CRAIG T. KOJIMA / CKOJIMA@STARBULLETIN.COM
State agricultural officials inspected Christmas tree containers yesterday that were held because of wasps. After a worker shook trees, Kananionapuaokalani Lai, left, plant and pest control aide, and Cindy Nakamura, plant inspector, searched the ground for insects.
Christmas trees clear after wasp inspection
A third container of trees from Oregon is to be inspected further tomorrow
Two of three shipping containers filled with hundreds of Christmas trees were cleared to be released to retailers yesterday after further inspection for German yellow jacket wasps.
Four of 101 containers from Oregon were sealed over the weekend after German yellow jackets, or Vespula germanica, were discovered after an initial inspection conducted on Sunday. It was the first large tree shipment to Hawaii. A third container is to be further inspected tomorrow, and the fourth container was sent back to Oregon. Each container was filled with more than 300 trees, primarily Douglas firs.

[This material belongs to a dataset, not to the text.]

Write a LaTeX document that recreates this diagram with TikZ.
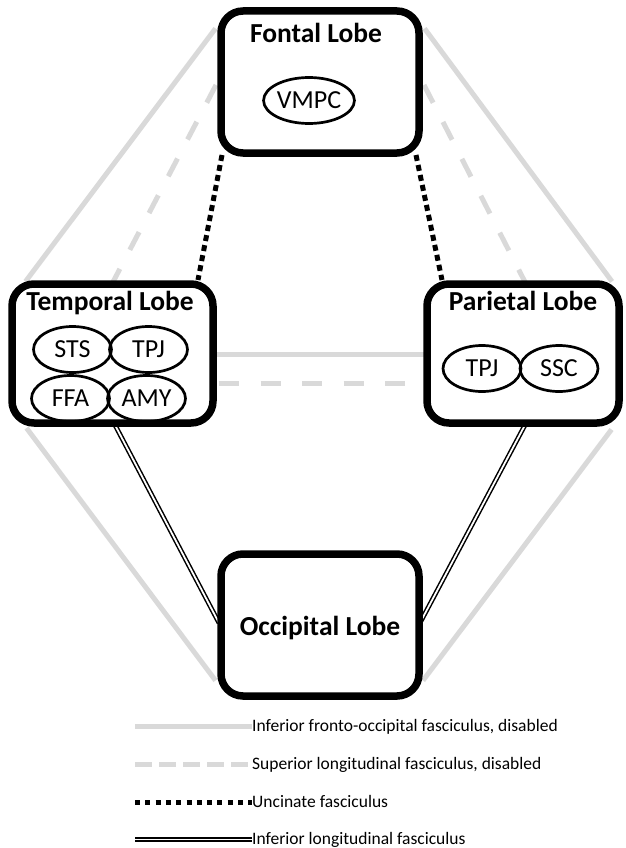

After each tree was vigorously shaken in a screen-covered area at Sand Island, a couple of crew members wearing protective rubber gloves sifted through fallen needles for any unwanted critters, focusing their search on the aggressive wasps.
Agricultural officials said the non-native wasps frequent urban areas and can move into people's homes and yards. The pests can also cause a nuisance at picnics since they are attracted to food such as tuna and beef patties.
A can of tuna was used in the container yesterday as a trap to attract any wasps.
Two German yellow jackets, one alive and one dead, were found in the first container. The living wasp was determined to be a queen. Another queen wasp was also found in the second container, said state entomologist Darcy Oishi.
Domingo Cravalho Jr., chief of the Department of Agriculture's Inspection and Compliance Section, said their main concern was intercepting any queen wasps. "The queen can establish a new colony," he said.
Crew members also discovered more than several Western yellow jackets, or Vespula pennsylvanica, in the containers. While they are not considered as aggressive as the German wasps, they still can cause significant environmental damage, Oishi said.
Experts can determine the difference between Western yellow jackets, which exist in high elevations on the Big Island, and German yellow jackets by the yellow and black patterns, body structure and shape.
About 105 containers filled with trees are expected to arrive Saturday. Officials said the last big shipment of trees is expected to arrive Dec. 2. About 150,000 trees arrive in Hawaii during the holiday season, said Department of Agriculture spokeswoman Janelle Saneishi.
A couple of staff members from the department had recently traveled to Oregon and Washington to work closely with agricultural officials and tree growers. It was the first time in several years that officials worked face to face with officials in the two states to discuss ways to further reduce the risk of non-native pests entering Hawaii, Cravalho said. In recent years, officials have relied on phone calls and e-mails to communicate.
"We're hoping to continue this relationship so they can better understand our worries about the importance of Christmas trees and the pests associated with it," Cravalho said.
Some on the mainland do not fully understand the risks state officials are concerned about involving invasive pests because Hawaii is isolated.
"They don't realize that on the mainland it's a continuous land mass made up of different states, and there is no boundaries to where these things can go," Cravalho said. "And as such, they don't understand island concepts. We have natural barriers. Things don't get here naturally very often."